言えなかった、言いたかった 7
◇
ビーカーに入った黒い液体を見つめる。確かに味は美味い。味は美味いけどさ。目の前に座るのは、口の悪い顔の整った研究者だ。
「なぁユキ、一つ聞いていいか? お前何であの時ハルと一緒に病院に行かなかったんだよ?」
「それは……、ハルが呼んでたからだよ。一に会いたいって言ってたんだ」
血塗れのまま俺のところに来たユキ。冗談なんかじゃないことは一目瞭然だった。俺と待ち合わせをしていたはずの彼女は次に会った時には、言葉を交わすことも出来ずに冷たくなっていた。いつも以上に色白で、そして綺麗な顔で眠っていた。
“ハルが死んだ”
そんな実感なんてなくて、肌綺麗だなとか、睫毛長いなとか場違いな考えばかりが、頭の中を通過していった。不意に起き上がって
“はじめ君、おはよ”
といつもの様に笑ってくれるんじゃないかとさえ思った程だ。そして、隣で彼女を見つめているこの双子の兄も俺と同じように感じている気がした。ハルが死んだなんて受け入れられるはずがなかった。彼女がいなくなったあの日からずっと、俺達は囚われたまま動けないでいた。

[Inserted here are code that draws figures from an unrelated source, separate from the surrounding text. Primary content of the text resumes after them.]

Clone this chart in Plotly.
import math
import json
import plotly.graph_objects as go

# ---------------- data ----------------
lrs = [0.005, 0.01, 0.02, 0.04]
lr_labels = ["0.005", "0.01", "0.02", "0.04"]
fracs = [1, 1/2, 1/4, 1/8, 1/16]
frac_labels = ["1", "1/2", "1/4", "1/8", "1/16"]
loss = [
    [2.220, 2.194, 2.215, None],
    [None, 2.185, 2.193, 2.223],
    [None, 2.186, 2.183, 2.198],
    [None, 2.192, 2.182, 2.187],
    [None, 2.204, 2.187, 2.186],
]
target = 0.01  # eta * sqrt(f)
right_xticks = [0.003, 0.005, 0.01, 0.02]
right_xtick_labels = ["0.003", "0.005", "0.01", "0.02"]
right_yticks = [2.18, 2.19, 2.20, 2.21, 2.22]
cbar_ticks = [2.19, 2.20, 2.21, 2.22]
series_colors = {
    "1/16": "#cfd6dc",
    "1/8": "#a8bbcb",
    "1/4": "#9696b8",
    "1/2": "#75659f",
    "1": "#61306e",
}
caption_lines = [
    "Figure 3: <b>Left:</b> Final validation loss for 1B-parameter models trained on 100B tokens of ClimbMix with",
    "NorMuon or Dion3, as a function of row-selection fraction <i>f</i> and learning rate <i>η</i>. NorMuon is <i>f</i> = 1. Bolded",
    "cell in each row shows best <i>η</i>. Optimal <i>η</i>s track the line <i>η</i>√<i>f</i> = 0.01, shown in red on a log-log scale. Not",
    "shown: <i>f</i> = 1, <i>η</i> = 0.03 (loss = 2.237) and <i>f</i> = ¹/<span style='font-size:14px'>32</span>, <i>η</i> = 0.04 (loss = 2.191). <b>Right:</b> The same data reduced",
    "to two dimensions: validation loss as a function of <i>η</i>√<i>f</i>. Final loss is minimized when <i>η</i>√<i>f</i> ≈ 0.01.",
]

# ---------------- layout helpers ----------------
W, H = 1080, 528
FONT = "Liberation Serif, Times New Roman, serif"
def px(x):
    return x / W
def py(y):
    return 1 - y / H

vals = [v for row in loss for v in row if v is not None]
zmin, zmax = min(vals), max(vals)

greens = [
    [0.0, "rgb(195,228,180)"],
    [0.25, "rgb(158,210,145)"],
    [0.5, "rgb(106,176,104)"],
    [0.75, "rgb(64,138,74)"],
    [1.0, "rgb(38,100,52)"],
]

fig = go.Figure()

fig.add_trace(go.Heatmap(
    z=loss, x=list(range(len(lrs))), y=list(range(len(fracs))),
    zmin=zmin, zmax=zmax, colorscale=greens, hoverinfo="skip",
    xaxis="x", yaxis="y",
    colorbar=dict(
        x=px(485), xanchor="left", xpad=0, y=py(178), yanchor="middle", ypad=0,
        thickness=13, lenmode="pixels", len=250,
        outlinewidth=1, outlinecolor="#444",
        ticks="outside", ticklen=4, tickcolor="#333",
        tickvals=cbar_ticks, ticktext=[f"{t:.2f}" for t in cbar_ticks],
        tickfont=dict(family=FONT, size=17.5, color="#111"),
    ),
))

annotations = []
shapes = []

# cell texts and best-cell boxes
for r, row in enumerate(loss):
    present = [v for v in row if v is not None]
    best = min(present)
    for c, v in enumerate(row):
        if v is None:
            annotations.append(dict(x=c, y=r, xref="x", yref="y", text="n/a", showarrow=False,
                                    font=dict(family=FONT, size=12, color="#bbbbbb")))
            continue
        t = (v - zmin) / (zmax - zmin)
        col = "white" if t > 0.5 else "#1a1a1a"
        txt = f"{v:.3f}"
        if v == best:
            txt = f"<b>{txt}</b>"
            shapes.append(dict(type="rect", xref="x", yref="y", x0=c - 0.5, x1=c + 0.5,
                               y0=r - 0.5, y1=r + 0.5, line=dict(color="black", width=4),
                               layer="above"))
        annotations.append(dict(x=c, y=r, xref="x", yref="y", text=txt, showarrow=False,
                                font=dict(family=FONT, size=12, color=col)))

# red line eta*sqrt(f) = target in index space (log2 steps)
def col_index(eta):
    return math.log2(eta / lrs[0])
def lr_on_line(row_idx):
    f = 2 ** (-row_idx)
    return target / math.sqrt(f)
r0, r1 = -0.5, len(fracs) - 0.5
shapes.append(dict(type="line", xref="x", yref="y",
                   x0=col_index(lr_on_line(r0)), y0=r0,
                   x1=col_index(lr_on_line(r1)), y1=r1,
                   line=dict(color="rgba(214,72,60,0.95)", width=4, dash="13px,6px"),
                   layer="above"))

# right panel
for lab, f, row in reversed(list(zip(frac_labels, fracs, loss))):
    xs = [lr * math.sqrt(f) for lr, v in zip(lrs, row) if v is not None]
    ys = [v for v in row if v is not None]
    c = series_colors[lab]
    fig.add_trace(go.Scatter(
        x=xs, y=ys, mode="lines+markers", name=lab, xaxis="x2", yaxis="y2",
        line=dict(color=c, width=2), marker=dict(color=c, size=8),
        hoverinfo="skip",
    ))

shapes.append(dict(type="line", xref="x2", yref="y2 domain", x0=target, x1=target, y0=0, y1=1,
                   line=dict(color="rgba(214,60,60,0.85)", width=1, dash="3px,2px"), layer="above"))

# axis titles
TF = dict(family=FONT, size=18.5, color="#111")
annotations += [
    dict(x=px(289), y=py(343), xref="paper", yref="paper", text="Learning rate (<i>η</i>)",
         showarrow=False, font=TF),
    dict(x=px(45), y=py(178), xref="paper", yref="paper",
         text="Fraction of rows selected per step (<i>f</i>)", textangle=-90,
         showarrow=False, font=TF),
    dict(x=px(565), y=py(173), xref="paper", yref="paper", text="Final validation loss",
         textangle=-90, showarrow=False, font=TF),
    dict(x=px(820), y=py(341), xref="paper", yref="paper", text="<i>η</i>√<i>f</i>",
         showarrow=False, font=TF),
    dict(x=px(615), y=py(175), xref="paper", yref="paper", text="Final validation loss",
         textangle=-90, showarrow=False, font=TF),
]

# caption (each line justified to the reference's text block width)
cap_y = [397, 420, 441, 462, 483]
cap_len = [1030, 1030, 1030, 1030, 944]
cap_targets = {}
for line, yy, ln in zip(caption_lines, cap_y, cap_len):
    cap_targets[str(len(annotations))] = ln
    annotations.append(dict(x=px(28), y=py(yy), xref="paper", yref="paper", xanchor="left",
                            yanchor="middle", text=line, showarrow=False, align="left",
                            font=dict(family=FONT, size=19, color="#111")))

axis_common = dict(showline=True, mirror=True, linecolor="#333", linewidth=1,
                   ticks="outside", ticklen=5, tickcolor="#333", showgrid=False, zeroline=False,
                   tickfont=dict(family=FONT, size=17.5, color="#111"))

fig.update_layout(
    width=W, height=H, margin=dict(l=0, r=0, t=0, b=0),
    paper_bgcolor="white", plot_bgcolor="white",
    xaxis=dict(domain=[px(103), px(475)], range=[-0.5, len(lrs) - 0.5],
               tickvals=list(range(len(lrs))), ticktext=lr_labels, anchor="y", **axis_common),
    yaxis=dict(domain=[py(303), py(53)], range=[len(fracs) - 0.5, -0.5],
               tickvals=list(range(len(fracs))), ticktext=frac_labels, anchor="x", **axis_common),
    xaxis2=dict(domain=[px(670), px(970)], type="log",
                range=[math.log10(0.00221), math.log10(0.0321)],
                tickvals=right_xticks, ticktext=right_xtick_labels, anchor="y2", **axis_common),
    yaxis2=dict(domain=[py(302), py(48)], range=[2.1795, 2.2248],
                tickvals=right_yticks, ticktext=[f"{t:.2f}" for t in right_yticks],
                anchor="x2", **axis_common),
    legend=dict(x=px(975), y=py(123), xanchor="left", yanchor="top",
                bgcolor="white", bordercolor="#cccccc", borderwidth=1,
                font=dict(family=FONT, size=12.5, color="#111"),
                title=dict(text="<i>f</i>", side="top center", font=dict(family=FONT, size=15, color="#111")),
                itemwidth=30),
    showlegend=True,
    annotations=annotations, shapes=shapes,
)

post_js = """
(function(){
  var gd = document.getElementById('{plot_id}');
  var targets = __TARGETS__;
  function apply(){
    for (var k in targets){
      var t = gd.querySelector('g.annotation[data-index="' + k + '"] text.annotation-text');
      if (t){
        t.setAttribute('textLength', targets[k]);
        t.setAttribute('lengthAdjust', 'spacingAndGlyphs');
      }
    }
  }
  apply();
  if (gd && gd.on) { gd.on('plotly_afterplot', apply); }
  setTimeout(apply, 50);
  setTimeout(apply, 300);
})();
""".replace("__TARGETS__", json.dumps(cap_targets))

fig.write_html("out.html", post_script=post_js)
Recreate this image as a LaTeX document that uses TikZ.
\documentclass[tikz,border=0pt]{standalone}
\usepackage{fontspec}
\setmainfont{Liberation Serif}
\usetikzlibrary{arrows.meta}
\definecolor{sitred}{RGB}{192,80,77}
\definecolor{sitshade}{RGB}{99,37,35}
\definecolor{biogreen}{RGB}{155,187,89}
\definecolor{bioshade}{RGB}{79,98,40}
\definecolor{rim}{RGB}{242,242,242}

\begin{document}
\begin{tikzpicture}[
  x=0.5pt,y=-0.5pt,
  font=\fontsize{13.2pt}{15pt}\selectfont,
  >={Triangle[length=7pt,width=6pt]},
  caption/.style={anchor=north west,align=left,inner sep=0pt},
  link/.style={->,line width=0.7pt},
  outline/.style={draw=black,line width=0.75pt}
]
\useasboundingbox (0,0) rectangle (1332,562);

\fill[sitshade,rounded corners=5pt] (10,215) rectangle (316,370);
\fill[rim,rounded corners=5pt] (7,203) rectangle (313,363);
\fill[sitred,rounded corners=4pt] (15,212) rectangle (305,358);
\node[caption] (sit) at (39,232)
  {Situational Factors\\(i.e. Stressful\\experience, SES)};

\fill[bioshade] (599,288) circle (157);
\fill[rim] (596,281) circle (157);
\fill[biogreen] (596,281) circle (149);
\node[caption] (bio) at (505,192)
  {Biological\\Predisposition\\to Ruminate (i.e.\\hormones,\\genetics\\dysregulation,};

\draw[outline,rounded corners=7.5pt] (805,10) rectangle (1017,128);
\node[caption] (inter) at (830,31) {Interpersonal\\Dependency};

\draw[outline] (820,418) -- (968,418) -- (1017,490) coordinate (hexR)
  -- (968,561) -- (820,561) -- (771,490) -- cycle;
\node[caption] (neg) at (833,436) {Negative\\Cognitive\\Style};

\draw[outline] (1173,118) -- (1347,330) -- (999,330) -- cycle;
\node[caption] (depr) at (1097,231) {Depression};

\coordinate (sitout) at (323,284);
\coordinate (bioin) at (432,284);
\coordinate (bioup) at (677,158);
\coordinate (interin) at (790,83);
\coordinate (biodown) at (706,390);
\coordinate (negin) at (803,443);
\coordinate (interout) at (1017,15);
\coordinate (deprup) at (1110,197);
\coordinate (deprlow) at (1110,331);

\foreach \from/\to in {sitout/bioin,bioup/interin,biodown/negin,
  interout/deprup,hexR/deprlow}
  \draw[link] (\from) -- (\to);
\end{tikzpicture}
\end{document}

「ユキは俺のこと、恨んでると思ってたよ。だって、俺と待ち合わせなんかしなければ、ハルが刑務所から脱走した奴に刺されることもなかったんだし」
ずっと思っていた事を告げてみる。どんな反応が返ってくるのかと様子を窺っていると、コーヒーの入ったビーカー片手に目の前に広げられた甘ったるそうな甘味の数々に手を伸ばすユキ。どうやら、その手を止める気は無いらしい。
「そりゃあ、恨んだこともあったよ。でも、お前のせいにしても虚しいだけだった。ハルのこと、忘れられなくて……、忘れたくなくて……、メイクして着飾ってハルになってみたりもしたけど、ぽっかり空いた穴は全然埋まらなくて。寧ろ、大きくなっていくばっかりだった。俺と違ってハルは太陽みたいにキラキラしてて、俺の手をいつも引っ張ってくれた。そんなハルが俺は大好きだった。でも、ある時ハルの日記を見つけて太陽みたいだと思っていたハルにも太陽みたいな存在がいることを知った。それが俺じゃないってことにはショックを受けたけど、でも何だか嬉しかったんだ。ハルも俺と同じだったんだなぁって安心した。双子なのに、兄貴なのにって勝手に引け目を感じてた自分がバカらしく思えたよ」
そうか、そうか。と言いたいところだけど、話している内容と取っている行動が合わなさ過ぎて混乱するんだが。コーヒーがあるとは言え、よくそんなに甘いもんを次から次へと食えるよな、お前。
「俺もね、最初は一と同じようにハルに会いたくて研究を始めたんだよ。夢の中ならハルとずっと一緒にいられるじゃんって思った。でも……」
そこで言葉を切って、首を振る。
――うん、あのさ。シリアスな雰囲気出してるけどさ、その両手に持っている物でシリアス感ゼロなんだけど。右手にマカロン、左手には……、マドレーヌだったっけ? ソレの名前。絶対、わざとやってるだろお前。
「でも、この研究を進めていく内にそれで終わらせちゃいけないって思った。俺と同じように心の奥底に閉じ込めた闇に囚われた人をこの研究で救わなきゃって、ハルが気付かせてくれた」
ユキの瞳が俺を捉える。ハルと同じで睫毛が長い。
「お前と再会した時、俺と同じだってすぐに分かったよ。ハルのことまだ、受け入れられてないんだって。自分のことをずっと責め続けてきたんだって。だって、お前……。あの佐藤一が、ハルの姿をした俺を見て“久しぶり”って言って笑ったんだよ? 然も作り慣れてますって感じのキモチワルイ笑顔でさ。普段から表情をあんまり変えないクール気取りのあの佐藤一がだよ――」
ユキは言い終わると同時に噛りかけだったマカロンの残りをパクっと口の中に放り込んだ。
――キモチワルイ笑顔にクール気取りね、はいはい。もう俺に対するこいつのディスりはスルーだな、スルー。
確かにあの日から、ハルがいなくなったあの日から自分でもキモチワルイと思うような笑顔を作るようになった。無表情よりもそっちの方が世間においてはいいと分かったから。笑顔は俺にとって何よりも尊いものだったはずなのに、俺はありきたりで、平凡なニセモノの笑顔を自分に貼り付けた。